Greatest and Least are structurally identical — the only difference is which comparison direction is passed to compare_inputs. Per the codebase's convention, similar functionality with different variants should be expressed as a single parametrised type (e.g. struct GreatestLeast { is_greatest: bool }) rather than two separate structs. The internal helper compare_inputs(inputs, keep_greater) already has the right shape; the public structs just add boilerplate.
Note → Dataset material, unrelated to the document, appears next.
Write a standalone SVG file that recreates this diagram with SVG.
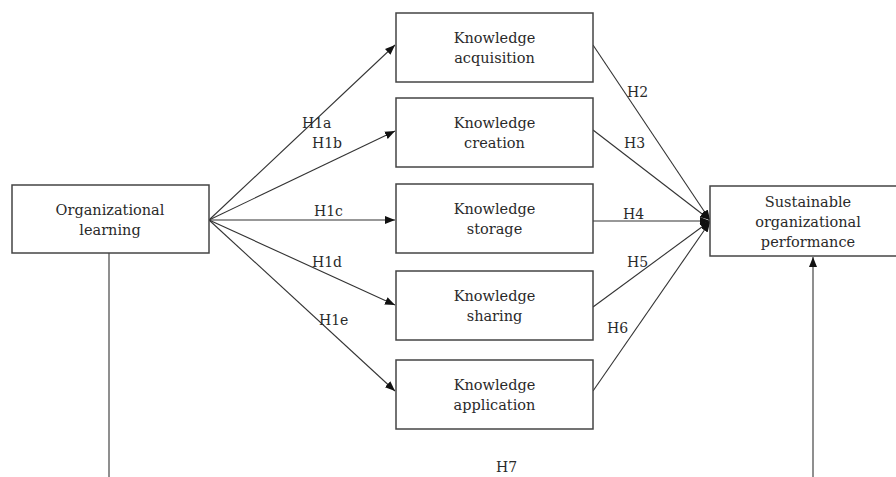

Rule Used: Prefer single parametrized functions over multiple... (source)

Learned From
Eventual-Inc/Daft#5207

Note: If this suggestion doesn't match your team's coding style, reply to this and let me know. I'll remember it for next time!

[greptile-apps]

Negative precision uses a non-representable f64 multiplier

For negative precision (e.g. -2), multiplier = 10.0f64.pow(-2) = 0.01, which is not exactly representable in f64. The round-trip (v * 0.01).round_ties_even() / 0.01 can accumulate two rounding errors (once on multiply, once on divide). Using integer division/multiplication — (v / 10.0f64.powi(-precision)).round_ties_even() * 10.0f64.powi(-precision) — avoids multiplying by a non-representable reciprocal and is the more numerically stable approach for negative precisions.

[greptile-apps]

Test helper passes Int64 for a field declared as Option<i32>

The BRoundArgs struct declares decimals: Option<i32>, yet the test helper pushes an Int64Array as the second argument. It would be worth verifying that calling bround via the SQL engine with an integer literal also works, since SQL may infer the literal as Int64. Adding a test case that passes the decimal as Int32 directly would make the contract explicit.

[srilman]

@XuQianJin-Stars I believe we already have greatest and least, they are just named columns_min and columns_max. Maybe not the best names, and it would make sense to have greatest and least as aliases, but we dont need I custom implementation I believe

[XuQianJin-Stars]

@XuQianJin-Stars I believe we already have greatest and least, they are just named columns_min and columns_max. Maybe not the best names, and it would make sense to have greatest and least as aliases, but we dont need I custom implementation I believe

Thanks @srilman! After checking the NULL semantics I confirmed list_min / list_max and the new greatest / least behave identically (skip NULLs row-wise; return NULL only when all inputs are NULL — verified in tests/recordbatch/list/test_list_numeric_aggs.py).
However, list_min / list_max are restricted to numeric/boolean dtypes (min.rs / max.rs enforce is_numeric() || is_boolean()), while greatest / least work on any type with a comparison kernel (Utf8, Date, Timestamp, etc.) and avoid materializing an intermediate list.
So instead of removing the new implementation, I've rewritten columns_min / columns_max as thin wrappers around least / greatest in daft/functions/columnar.py. This:
keeps the public columns_min / columns_max API unchanged (back-compat),
removes the duplication you flagged,
and as a side benefit, lifts the numeric/boolean restriction on columns_min / columns_max for free.
Let me know if you'd prefer to flip the relationship instead (i.e. drop greatest / least and only expose columns_*) — happy to adjust.